Ever felt like, on paper, everything’s fine, yet something keeps pulling you back? Like too many loose threads stretched around you—none painful alone, but together they create constant tension…
It didn’t hit me overnight that I needed to do something about it. Instead, a slow, sneaky feeling grew inside me that I was carrying too much just because I once started something or felt I "should" keep going.
To add to that, at the end of last year, I spent over 6 weeks bedridden. This wasn’t the kind of slow down you choose after a hectic period. Yet, as the days passed and all I had to do was heal and stare at the ceiling, I started taking stock.
I didn’t dive into big life revelations, just practical questions: What am I doing unnecessarily? What drives me? And most importantly: what am I carrying that’s no longer mine?
It quickly became clear that my life wasn’t missing new plans, but the closure of old, no longer working ones. Those I’d forgotten on paper but that kept buzzing in my mind.
By the start of the year, I had one serious commitment left: simplify.
I didn’t want to keep up the sprawling system I’d built as a solo entrepreneur over the years. I wasn’t thinking about optimizing or doing anything better—I just wanted fewer things in my focus.
The moment I listed the projects, collaborations, and side tasks I no longer wanted to return to, I felt something shift inside me—a quiet encouragement.
And when I started removing those "I’ll get to it someday" commitments from my calendar and workdays, relief was undeniable. I didn’t suddenly have more free time, but my days felt lighter, and the pressure visibly lifted.

What we do just out of habit
For a long time, I took on many things because friends asked for favors, because I thought "it might come in handy someday", or simply because I couldn’t say no. I don’t regret any of it—this mindset built relationships, brought experience, recommendations, and job opportunities.
But slowly, as I neared forty, my questions (and answers) changed. I’m no longer interested in what might "pay off someday," but what it gives me now—or takes away.
That’s when I decided to kick myself out of projects that were just running in the background out of habit.

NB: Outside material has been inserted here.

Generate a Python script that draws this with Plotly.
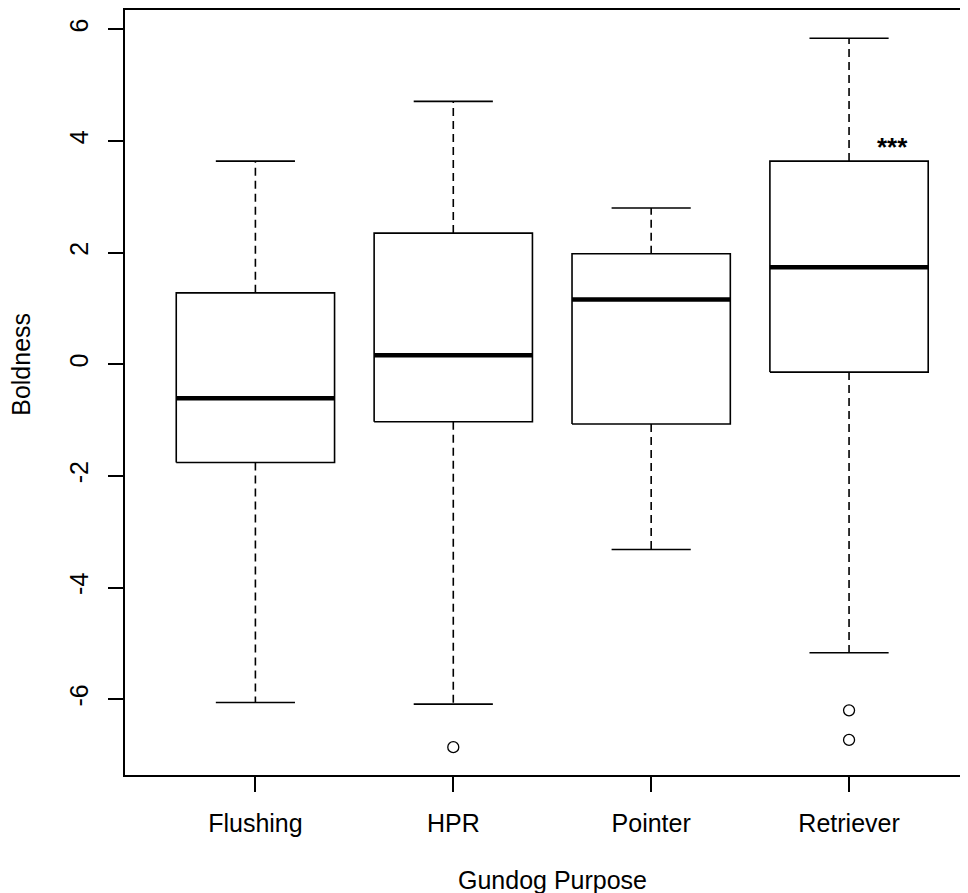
import plotly.graph_objects as go

categories = ["Flushing", "HPR", "Pointer", "Retriever"]
upper_whisker = [3.64, 4.71, 2.80, 5.84]
q3 = [1.28, 2.35, 1.98, 3.64]
median = [-0.61, 0.16, 1.16, 1.74]
q1 = [-1.76, -1.03, -1.07, -0.14]
lower_whisker = [-6.06, -6.09, -3.32, -5.17]
outliers = [[], [-6.86], [], [-6.20, -6.73]]
y_ticks = [-6, -4, -2, 0, 2, 4, 6]

BOX_HALF = 0.4
CAP_HALF = 0.2
FONT = "Liberation Sans, Arial, Helvetica, sans-serif"
FS = 25

fig = go.Figure()
for i, cat in enumerate(categories):
    x = i + 1
    fig.add_trace(go.Scatter(
        x=[x - BOX_HALF, x + BOX_HALF, x + BOX_HALF, x - BOX_HALF, x - BOX_HALF],
        y=[q1[i], q1[i], q3[i], q3[i], q1[i]],
        mode="lines", line=dict(color="black", width=1.6),
        showlegend=False, hoverinfo="skip"))
    fig.add_trace(go.Scatter(
        x=[x - BOX_HALF, x + BOX_HALF], y=[median[i], median[i]],
        mode="lines", line=dict(color="black", width=4.5),
        showlegend=False, hoverinfo="skip"))
    fig.add_trace(go.Scatter(
        x=[x, x, None, x, x],
        y=[q3[i], upper_whisker[i], None, q1[i], lower_whisker[i]],
        mode="lines", line=dict(color="black", width=1.6, dash="8px,5px"),
        showlegend=False, hoverinfo="skip"))
    fig.add_trace(go.Scatter(
        x=[x - CAP_HALF, x + CAP_HALF, None, x - CAP_HALF, x + CAP_HALF],
        y=[upper_whisker[i], upper_whisker[i], None, lower_whisker[i], lower_whisker[i]],
        mode="lines", line=dict(color="black", width=1.6),
        showlegend=False, hoverinfo="skip"))
    if outliers[i]:
        fig.add_trace(go.Scatter(
            x=[x] * len(outliers[i]), y=outliers[i], mode="markers",
            marker=dict(symbol="circle-open", size=11, color="black",
                        line=dict(width=1.3, color="black")),
            showlegend=False, hoverinfo="skip"))

# page offset of the plot div (browser body margin)
OFF = 8
W, H = 968 - OFF, 893 - OFF
# target screen positions of the plot area
L_s, T_s, B_s = 124.5, 9.5, 775
L, T, B = L_s - OFF, T_s - OFF, B_s - OFF
px_per_x = 198.0
x0 = 0.341
x1 = x0 + (W - L) / px_per_x
px_per_y = 55.85
y_zero_s = 364.0
y_top = (y_zero_s - T_s) / px_per_y
y_bot = (y_zero_s - B_s) / px_per_y

fig.add_annotation(x=4.22, y=3.92, xref="x", yref="y", text="<b>***</b>",
                   showarrow=False, font=dict(family=FONT, size=26, color="black"),
                   yanchor="middle", yshift=-2)
fig.add_annotation(x=2.5, y=0, xref="x", yref="paper", text="Gundog Purpose",
                   showarrow=False, font=dict(family=FONT, size=FS, color="black"),
                   yanchor="middle", yshift=-(880 - B_s))
fig.add_annotation(x=0, y=(B_s - y_zero_s) / (B_s - T_s), xref="paper", yref="paper",
                   text="Boldness", textangle=-90,
                   showarrow=False, font=dict(family=FONT, size=FS, color="black"),
                   xanchor="center", xshift=-(L_s - 21))

fig.update_layout(
    width=W, height=H,
    margin=dict(l=L, r=0, t=T, b=H - B, pad=0),
    paper_bgcolor="white", plot_bgcolor="white",
    font=dict(family=FONT, size=FS, color="black"),
    xaxis=dict(range=[x0, x1], tickvals=[1, 2, 3, 4], ticktext=categories,
               showgrid=False, zeroline=False, showline=True, linecolor="black",
               linewidth=1.6, mirror=True, ticks="outside", ticklen=15,
               tickwidth=1.6, tickcolor="black", ticklabelstandoff=10,
               tickfont=dict(family=FONT, size=FS, color="black")),
    yaxis=dict(range=[y_bot, y_top], tickvals=y_ticks,
               ticktext=[str(v) for v in y_ticks], tickangle=-90,
               showgrid=False, zeroline=False, showline=True, linecolor="black",
               linewidth=1.6, ticks="outside", ticklen=15, tickwidth=1.6,
               tickcolor="black", ticklabelstandoff=10,
               tickfont=dict(family=FONT, size=FS, color="black")),
)

fig.write_html("out.html")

Our brain doesn’t forget, it just procrastinates
The real problem wasn’t the tasks I actively worked on, but those I hadn’t touched yet still hovered in the background. Half-finished collaborations, ideas never launched, promises of "we’ll get back to it someday." These didn’t always steal my active hours but constantly occupied space in my mind.
When I read up on this, I realized our brain struggles with open loops. What’s unfinished keeps popping up, as if reminding us, "You’ve got work to do."
It’s no wonder an unfinished email or half-done conversation weighs heavier than ten closed matters combined.
Tension doesn’t come from having many tasks, but from having too many unresolved ones.
When I consciously closed these loops—sometimes by saying it out loud, sometimes quietly letting go—I didn’t instantly become more productive or successful. But I made space in my mind, and I didn’t realize how much I needed that until I took the first steps.
Surprisingly, I even felt physically lighter, as if I’d shed more than just mental weight.
I learned that life isn’t always about adding more; sometimes it’s about letting go. I’d applied this well in other areas, but work tasks somehow escaped my organizing efforts—until now!
Kicking ourselves out of certain projects isn’t failure
I don’t see closing projects that didn’t work or didn’t go as planned as a step back. Instead, I see it as learning and gaining clarity about what I need now.
Closure doesn’t shrink life; it opens space for what truly matters—or simply ensures our minds aren’t buzzing nonstop.